*Objective*: The records that follow are to be repeated exactly, with the pictures removed.

╭─ Data shown

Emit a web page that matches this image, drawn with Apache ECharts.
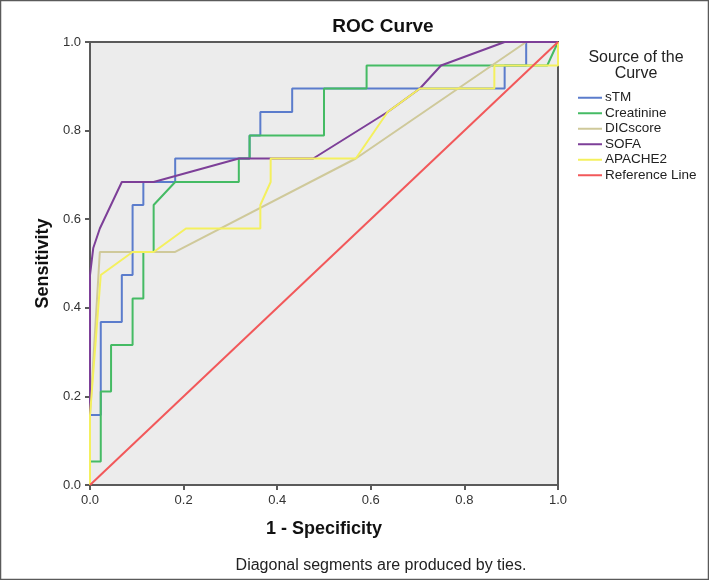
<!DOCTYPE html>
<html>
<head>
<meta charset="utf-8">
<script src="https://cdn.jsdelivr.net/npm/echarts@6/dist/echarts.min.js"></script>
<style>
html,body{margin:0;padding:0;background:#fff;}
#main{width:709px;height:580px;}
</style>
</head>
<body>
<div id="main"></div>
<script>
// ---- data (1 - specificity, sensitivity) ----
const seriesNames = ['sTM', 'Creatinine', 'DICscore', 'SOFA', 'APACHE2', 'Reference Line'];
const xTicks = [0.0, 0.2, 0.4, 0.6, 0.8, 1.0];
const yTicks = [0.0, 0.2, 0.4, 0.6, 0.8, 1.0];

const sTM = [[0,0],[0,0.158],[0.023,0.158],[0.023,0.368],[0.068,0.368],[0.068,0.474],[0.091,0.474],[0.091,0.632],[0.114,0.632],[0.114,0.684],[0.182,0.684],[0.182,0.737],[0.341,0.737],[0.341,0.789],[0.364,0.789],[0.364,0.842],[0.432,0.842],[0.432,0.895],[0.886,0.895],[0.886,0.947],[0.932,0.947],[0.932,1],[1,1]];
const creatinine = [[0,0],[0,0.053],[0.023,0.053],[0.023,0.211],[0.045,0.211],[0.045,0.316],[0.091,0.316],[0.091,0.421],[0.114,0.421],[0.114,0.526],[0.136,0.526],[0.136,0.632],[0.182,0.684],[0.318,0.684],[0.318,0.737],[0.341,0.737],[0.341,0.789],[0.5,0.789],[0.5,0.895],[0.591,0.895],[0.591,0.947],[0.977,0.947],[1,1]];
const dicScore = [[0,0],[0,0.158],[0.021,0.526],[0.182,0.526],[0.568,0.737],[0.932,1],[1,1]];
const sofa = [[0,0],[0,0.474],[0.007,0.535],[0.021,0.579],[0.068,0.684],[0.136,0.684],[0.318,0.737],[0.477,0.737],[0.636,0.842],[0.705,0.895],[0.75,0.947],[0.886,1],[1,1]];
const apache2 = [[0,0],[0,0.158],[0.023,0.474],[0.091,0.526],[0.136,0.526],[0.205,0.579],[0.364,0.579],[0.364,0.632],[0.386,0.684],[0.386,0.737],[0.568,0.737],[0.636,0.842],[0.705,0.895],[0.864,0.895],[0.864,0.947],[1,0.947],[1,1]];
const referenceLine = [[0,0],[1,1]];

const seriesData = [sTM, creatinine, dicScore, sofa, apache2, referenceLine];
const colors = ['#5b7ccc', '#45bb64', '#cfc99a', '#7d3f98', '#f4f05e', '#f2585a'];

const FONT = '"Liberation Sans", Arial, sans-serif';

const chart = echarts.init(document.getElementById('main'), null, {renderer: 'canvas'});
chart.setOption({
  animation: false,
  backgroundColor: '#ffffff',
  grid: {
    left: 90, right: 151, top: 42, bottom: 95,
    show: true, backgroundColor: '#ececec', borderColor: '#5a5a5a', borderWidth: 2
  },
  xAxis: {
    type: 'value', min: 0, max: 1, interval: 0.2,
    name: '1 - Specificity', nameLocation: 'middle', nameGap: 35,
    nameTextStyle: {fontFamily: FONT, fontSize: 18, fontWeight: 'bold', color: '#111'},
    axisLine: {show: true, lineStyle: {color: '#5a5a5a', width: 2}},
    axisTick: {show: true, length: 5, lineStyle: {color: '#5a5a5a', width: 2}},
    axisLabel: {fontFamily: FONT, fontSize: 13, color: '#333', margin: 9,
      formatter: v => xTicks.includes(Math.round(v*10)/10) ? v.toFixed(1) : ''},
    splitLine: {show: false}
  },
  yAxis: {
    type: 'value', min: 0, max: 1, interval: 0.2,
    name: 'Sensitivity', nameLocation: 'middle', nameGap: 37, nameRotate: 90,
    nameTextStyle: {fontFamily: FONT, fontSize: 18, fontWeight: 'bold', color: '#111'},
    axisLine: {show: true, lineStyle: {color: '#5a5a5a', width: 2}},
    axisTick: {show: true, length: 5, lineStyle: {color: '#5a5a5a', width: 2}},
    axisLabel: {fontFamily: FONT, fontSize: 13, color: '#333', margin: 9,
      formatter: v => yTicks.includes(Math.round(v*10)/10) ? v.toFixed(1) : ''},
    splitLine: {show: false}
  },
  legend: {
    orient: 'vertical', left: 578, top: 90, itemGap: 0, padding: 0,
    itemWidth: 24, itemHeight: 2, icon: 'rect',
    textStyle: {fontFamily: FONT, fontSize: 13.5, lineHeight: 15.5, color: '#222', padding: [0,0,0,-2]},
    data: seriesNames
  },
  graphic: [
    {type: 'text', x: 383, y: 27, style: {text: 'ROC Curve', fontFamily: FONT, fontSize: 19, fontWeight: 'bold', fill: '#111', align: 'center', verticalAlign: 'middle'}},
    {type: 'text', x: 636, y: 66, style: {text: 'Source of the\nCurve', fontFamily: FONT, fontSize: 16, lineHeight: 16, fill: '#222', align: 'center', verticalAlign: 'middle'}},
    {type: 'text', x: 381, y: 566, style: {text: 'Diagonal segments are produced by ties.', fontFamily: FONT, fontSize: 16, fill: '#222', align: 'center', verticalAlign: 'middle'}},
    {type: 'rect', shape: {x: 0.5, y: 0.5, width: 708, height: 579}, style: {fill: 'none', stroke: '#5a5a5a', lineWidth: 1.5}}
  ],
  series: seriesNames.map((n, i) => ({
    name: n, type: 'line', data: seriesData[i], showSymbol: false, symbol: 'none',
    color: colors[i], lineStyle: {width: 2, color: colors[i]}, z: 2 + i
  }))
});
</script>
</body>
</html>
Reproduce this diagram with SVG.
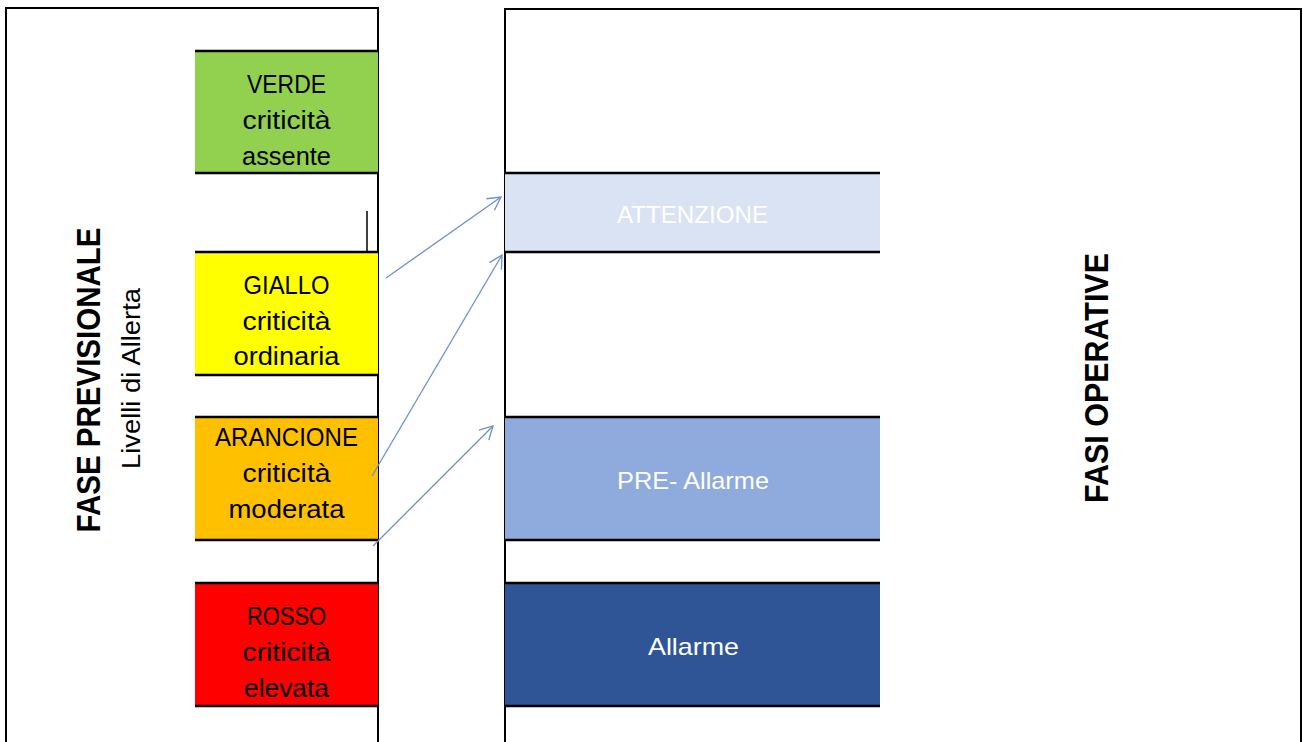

╰─

*Response for this exercise*:
Emit a web page that matches this image, drawn with Apache ECharts.
<!DOCTYPE html>
<html>
<head>
<meta charset="utf-8">
<script src="https://cdn.jsdelivr.net/npm/echarts@6/dist/echarts.min.js"></script>
<style>
html,body{margin:0;padding:0;background:#fff;}
#main{width:709px;height:580px;}
</style>
</head>
<body>
<div id="main"></div>
<script>
// ---- data (1 - specificity, sensitivity) ----
const seriesNames = ['sTM', 'Creatinine', 'DICscore', 'SOFA', 'APACHE2', 'Reference Line'];
const xTicks = [0.0, 0.2, 0.4, 0.6, 0.8, 1.0];
const yTicks = [0.0, 0.2, 0.4, 0.6, 0.8, 1.0];

const sTM = [[0,0],[0,0.158],[0.023,0.158],[0.023,0.368],[0.068,0.368],[0.068,0.474],[0.091,0.474],[0.091,0.632],[0.114,0.632],[0.114,0.684],[0.182,0.684],[0.182,0.737],[0.341,0.737],[0.341,0.789],[0.364,0.789],[0.364,0.842],[0.432,0.842],[0.432,0.895],[0.886,0.895],[0.886,0.947],[0.932,0.947],[0.932,1],[1,1]];
const creatinine = [[0,0],[0,0.053],[0.023,0.053],[0.023,0.211],[0.045,0.211],[0.045,0.316],[0.091,0.316],[0.091,0.421],[0.114,0.421],[0.114,0.526],[0.136,0.526],[0.136,0.632],[0.182,0.684],[0.318,0.684],[0.318,0.737],[0.341,0.737],[0.341,0.789],[0.5,0.789],[0.5,0.895],[0.591,0.895],[0.591,0.947],[0.977,0.947],[1,1]];
const dicScore = [[0,0],[0,0.158],[0.021,0.526],[0.182,0.526],[0.568,0.737],[0.932,1],[1,1]];
const sofa = [[0,0],[0,0.474],[0.007,0.535],[0.021,0.579],[0.068,0.684],[0.136,0.684],[0.318,0.737],[0.477,0.737],[0.636,0.842],[0.705,0.895],[0.75,0.947],[0.886,1],[1,1]];
const apache2 = [[0,0],[0,0.158],[0.023,0.474],[0.091,0.526],[0.136,0.526],[0.205,0.579],[0.364,0.579],[0.364,0.632],[0.386,0.684],[0.386,0.737],[0.568,0.737],[0.636,0.842],[0.705,0.895],[0.864,0.895],[0.864,0.947],[1,0.947],[1,1]];
const referenceLine = [[0,0],[1,1]];

const seriesData = [sTM, creatinine, dicScore, sofa, apache2, referenceLine];
const colors = ['#5b7ccc', '#45bb64', '#cfc99a', '#7d3f98', '#f4f05e', '#f2585a'];

const FONT = '"Liberation Sans", Arial, sans-serif';

const chart = echarts.init(document.getElementById('main'), null, {renderer: 'canvas'});
chart.setOption({
  animation: false,
  backgroundColor: '#ffffff',
  grid: {
    left: 90, right: 151, top: 42, bottom: 95,
    show: true, backgroundColor: '#ececec', borderColor: '#5a5a5a', borderWidth: 2
  },
  xAxis: {
    type: 'value', min: 0, max: 1, interval: 0.2,
    name: '1 - Specificity', nameLocation: 'middle', nameGap: 35,
    nameTextStyle: {fontFamily: FONT, fontSize: 18, fontWeight: 'bold', color: '#111'},
    axisLine: {show: true, lineStyle: {color: '#5a5a5a', width: 2}},
    axisTick: {show: true, length: 5, lineStyle: {color: '#5a5a5a', width: 2}},
    axisLabel: {fontFamily: FONT, fontSize: 13, color: '#333', margin: 9,
      formatter: v => xTicks.includes(Math.round(v*10)/10) ? v.toFixed(1) : ''},
    splitLine: {show: false}
  },
  yAxis: {
    type: 'value', min: 0, max: 1, interval: 0.2,
    name: 'Sensitivity', nameLocation: 'middle', nameGap: 37, nameRotate: 90,
    nameTextStyle: {fontFamily: FONT, fontSize: 18, fontWeight: 'bold', color: '#111'},
    axisLine: {show: true, lineStyle: {color: '#5a5a5a', width: 2}},
    axisTick: {show: true, length: 5, lineStyle: {color: '#5a5a5a', width: 2}},
    axisLabel: {fontFamily: FONT, fontSize: 13, color: '#333', margin: 9,
      formatter: v => yTicks.includes(Math.round(v*10)/10) ? v.toFixed(1) : ''},
    splitLine: {show: false}
  },
  legend: {
    orient: 'vertical', left: 578, top: 90, itemGap: 0, padding: 0,
    itemWidth: 24, itemHeight: 2, icon: 'rect',
    textStyle: {fontFamily: FONT, fontSize: 13.5, lineHeight: 15.5, color: '#222', padding: [0,0,0,-2]},
    data: seriesNames
  },
  graphic: [
    {type: 'text', x: 383, y: 27, style: {text: 'ROC Curve', fontFamily: FONT, fontSize: 19, fontWeight: 'bold', fill: '#111', align: 'center', verticalAlign: 'middle'}},
    {type: 'text', x: 636, y: 66, style: {text: 'Source of the\nCurve', fontFamily: FONT, fontSize: 16, lineHeight: 16, fill: '#222', align: 'center', verticalAlign: 'middle'}},
    {type: 'text', x: 381, y: 566, style: {text: 'Diagonal segments are produced by ties.', fontFamily: FONT, fontSize: 16, fill: '#222', align: 'center', verticalAlign: 'middle'}},
    {type: 'rect', shape: {x: 0.5, y: 0.5, width: 708, height: 579}, style: {fill: 'none', stroke: '#5a5a5a', lineWidth: 1.5}}
  ],
  series: seriesNames.map((n, i) => ({
    name: n, type: 'line', data: seriesData[i], showSymbol: false, symbol: 'none',
    color: colors[i], lineStyle: {width: 2, color: colors[i]}, z: 2 + i
  }))
});
</script>
</body>
</html>
Reproduce this diagram with SVG.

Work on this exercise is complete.